[Dataset entries]

>>>

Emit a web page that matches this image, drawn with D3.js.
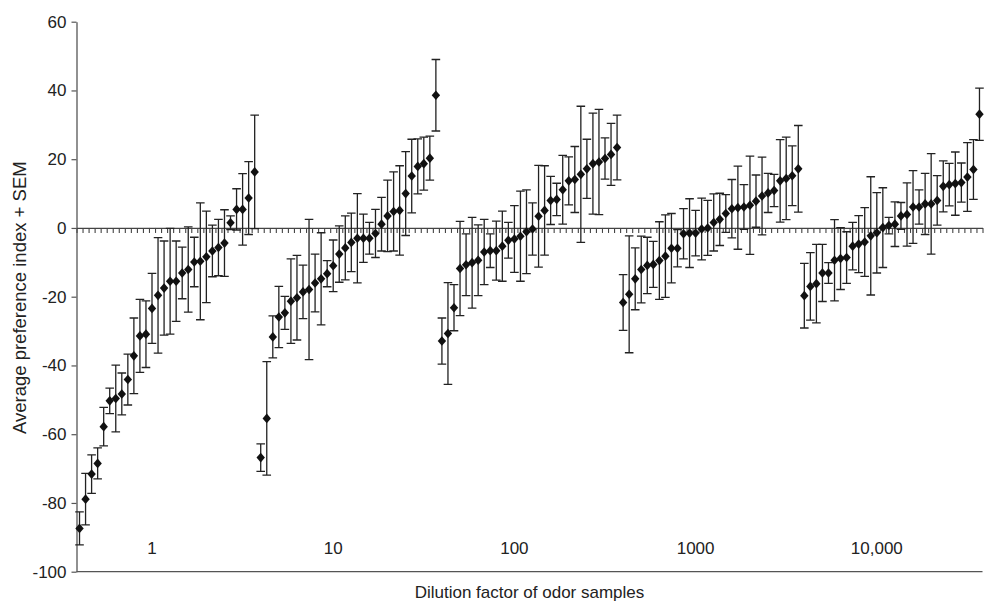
<!DOCTYPE html>
<html>
<head>
<meta charset="utf-8">
<script src="https://cdn.jsdelivr.net/npm/d3@7"></script>
<style>
  html, body { margin: 0; padding: 0; background: #fff; }
  svg { display: block; }
  text { font-family: "Liberation Sans", Arial, sans-serif; fill: #222; }
</style>
</head>
<body>
<svg id="chart" width="986" height="605"></svg>
<script>
// ---- data ----
const groupLabels = ["1", "10", "100", "1000", "10,000"];
const yTicks = [-100, -80, -60, -40, -20, 0, 20, 40, 60];

const mean1 = [-87.4, -78.9, -71.6, -68.5, -57.8, -50.3, -49.6, -48.3, -44.1, -37.2, -31.4, -30.9, -23.4, -19.6, -17.5, -15.5, -15.5, -13.1, -12.1, -9.9, -9.7, -8.4, -6.7, -5.7, -4.4, 1.5, 5.4, 5.4, 8.7, 16.3];
const sem1  = [4.8, 7.5, 5.6, 4.5, 5.6, 3.7, 9.7, 6.1, 7.4, 11, 10.6, 9.7, 10.2, 16.8, 13.7, 15.4, 11.7, 7.5, 12.4, 7.2, 17, 13.3, 7.5, 8.2, 9.7, 2, 6, 10.4, 10.6, 16.5];

const mean2 = [-66.8, -55.4, -31.7, -25.9, -24.7, -21.3, -20.3, -18.6, -17.9, -16, -14.8, -13.3, -11, -7.6, -5.8, -4.2, -3, -3, -3, -1.6, 1.1, 3.5, 4.8, 5.1, 10, 15.1, 17.9, 18.7, 20.3, 38.6];
const sem2  = [4, 16.5, 6.1, 8.9, 4.8, 12.3, 12.3, 7.8, 20.4, 8.4, 13.4, 3.8, 7.5, 8.2, 9.3, 8.5, 13, 7, 4.6, 7, 7.8, 10.4, 11.5, 13, 12.2, 10.7, 8, 7.7, 6.4, 10.4];

const mean3 = [-32.9, -30.7, -23.2, -11.8, -10.7, -10.1, -9.4, -7, -6.6, -6.6, -5.3, -3.6, -3.2, -2.4, -1.1, -0.3, 3.4, 5.1, 8, 8.3, 11.1, 13.7, 14.1, 15.6, 17.2, 18.7, 19.2, 20.2, 21.4, 23.4];
const sem3  = [6.7, 14.8, 6.7, 13.7, 9, 13.2, 10.3, 9.5, 4.9, 8.6, 10.2, 5.2, 9.7, 13.1, 12.2, 7.6, 14.8, 13, 7, 4.7, 10, 7, 9.6, 19.8, 8.6, 14.7, 15.3, 6, 9, 9.4];

const mean4 = [-21.7, -19.3, -14.8, -12.1, -10.9, -10.6, -9.5, -8.2, -5.9, -5.9, -1.7, -1.5, -1.5, -0.3, 0, 1.6, 2.5, 4.2, 5.6, 5.9, 6.1, 6.6, 7.8, 9.3, 10.2, 10.9, 13.7, 14.4, 15.2, 17.2];
const sem4  = [8.1, 17, 9, 9.7, 8.2, 6.7, 11.3, 12, 10.1, 5.4, 7.3, 10, 6.6, 9, 8, 8.3, 7.6, 5.5, 8.5, 12.1, 6.5, 14.3, 7.6, 11.3, 5.7, 4.7, 12, 12, 8.7, 12.6];

const mean5 = [-19.7, -17, -16.2, -13.1, -13.1, -9.4, -8.9, -8.6, -5.3, -4.7, -4.1, -2.3, -1.4, 0.1, 0.7, 1.1, 3.5, 3.9, 6.1, 6.1, 7, 7, 8, 12.1, 12.6, 12.9, 13.2, 14.8, 17, 33.1];
const sem5  = [9.4, 9.8, 11.4, 8.3, 3, 11.8, 9, 7.5, 6.9, 8.3, 10, 17.2, 11.7, 11.6, 2.4, 6.5, 3.9, 9.2, 10.6, 5, 8.9, 14.6, 7.2, 7.4, 6.2, 9.2, 5.7, 10, 8.7, 7.6];

const xTitle = "Dilution factor of odor samples";
const yTitle = "Average preference index + SEM";

// ---- build rows ----
const means = [mean1, mean2, mean3, mean4, mean5];
const sems = [sem1, sem2, sem3, sem4, sem5];
const rows = [];
means.forEach((arr, g) => arr.forEach((m, i) => rows.push({ g, i, m, s: sems[g][i] })));
rows.forEach((r, k) => r.k = k);
const perGroup = mean1.length;

// ---- layout ----
const svg = d3.select("#chart");
const plotL = 76.5, plotR = 982.5, plotT = 21.7, plotB = 571.7;

const x = d3.scaleBand().domain(d3.range(rows.length)).range([plotL, plotR]).padding(0);
const xEdge = d3.scaleLinear().domain([0, rows.length]).range([plotL, plotR]);
const y = d3.scaleLinear().domain([-100, 60]).range([plotB, plotT]);
const cx = k => x(k) + x.bandwidth() / 2;

// y axis
const yAxis = svg.append("g")
  .attr("transform", `translate(${plotL},0)`)
  .call(d3.axisLeft(y).tickValues(yTicks).tickFormat(d => String(d)).tickSize(5).tickSizeOuter(0).tickPadding(5));
yAxis.select(".domain").attr("stroke", "#555").attr("stroke-width", 1.3);
yAxis.selectAll(".tick line").attr("stroke", "#555").attr("stroke-width", 1.2);
yAxis.selectAll(".tick text")
  .style("font-family", '"Liberation Sans", Arial, sans-serif')
  .style("font-size", "17px").attr("fill", "#222");

// bottom frame line at -100
svg.append("line")
  .attr("x1", plotL).attr("x2", plotR)
  .attr("y1", y(-100)).attr("y2", y(-100))
  .attr("stroke", "#555").attr("stroke-width", 1.3);

// x axis at zero with ticks at slot boundaries
const xAxis = svg.append("g")
  .attr("transform", `translate(0,${y(0)})`)
  .call(d3.axisBottom(xEdge).tickValues(d3.range(rows.length + 1)).tickSize(5).tickSizeOuter(0).tickFormat(""));
xAxis.select(".domain").attr("stroke", "#444").attr("stroke-width", 1.3);
xAxis.selectAll(".tick line").attr("stroke", "#444").attr("stroke-width", 1.1);

// error bars
const capW = 4.3;
const eb = svg.append("g").attr("stroke", "#222").attr("stroke-width", 1.3).attr("fill", "none");
eb.selectAll("path").data(rows).join("path")
  .attr("d", d => {
    const c = cx(d.k), y1 = y(d.m + d.s), y2 = y(d.m - d.s);
    return `M${c},${y1}V${y2}M${c - capW},${y1}H${c + capW}M${c - capW},${y2}H${c + capW}`;
  });

// diamond markers
const hw = 4.2, hh = 4.8;
svg.append("g").selectAll("path").data(rows).join("path")
  .attr("fill", "#111")
  .attr("d", d => {
    const c = cx(d.k), v = y(d.m);
    return `M${c},${v - hh}L${c + hw},${v}L${c},${v + hh}L${c - hw},${v}Z`;
  });

// group labels
svg.append("g").selectAll("text").data(groupLabels).join("text")
  .attr("x", (d, g) => cx(g * perGroup + 12))
  .attr("y", 554)
  .attr("text-anchor", "middle")
  .style("font-size", "17px")
  .text(d => d);

// axis titles
svg.append("text")
  .attr("x", (plotL + plotR) / 2).attr("y", 598)
  .attr("text-anchor", "middle")
  .style("font-size", "17px")
  .text(xTitle);

svg.append("text")
  .attr("transform", `translate(26,${(plotT + plotB) / 2 + 1}) rotate(-90)`)
  .attr("text-anchor", "middle")
  .style("font-size", "18.5px")
  .text(yTitle);
</script>
</body>
</html>
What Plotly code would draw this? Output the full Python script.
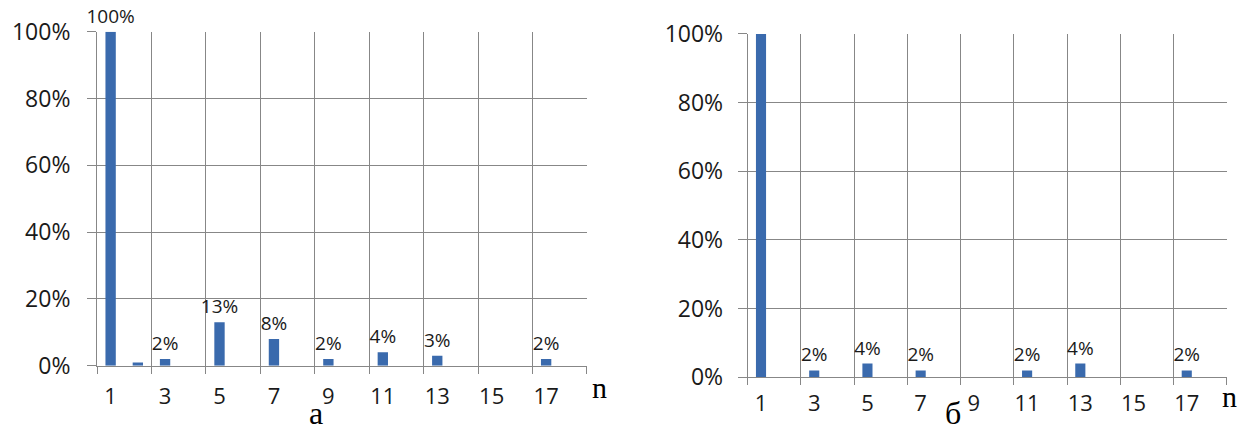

<<<

> Goal: Write out exactly the opening lines of the data, stopping after the line that holds "20, 40, 60];". Exclude pictures.

> Response to this exercise:
Emit a web page that matches this image, drawn with D3.js.
<!DOCTYPE html>
<html>
<head>
<meta charset="utf-8">
<script src="https://cdn.jsdelivr.net/npm/d3@7"></script>
<style>
  html, body { margin: 0; padding: 0; background: #fff; }
  svg { display: block; }
  text { font-family: "Liberation Sans", Arial, sans-serif; fill: #222; }
</style>
</head>
<body>
<svg id="chart" width="986" height="605"></svg>
<script>
// ---- data ----
const groupLabels = ["1", "10", "100", "1000", "10,000"];
const yTicks = [-100, -80, -60, -40, -20, 0, 20, 40, 60];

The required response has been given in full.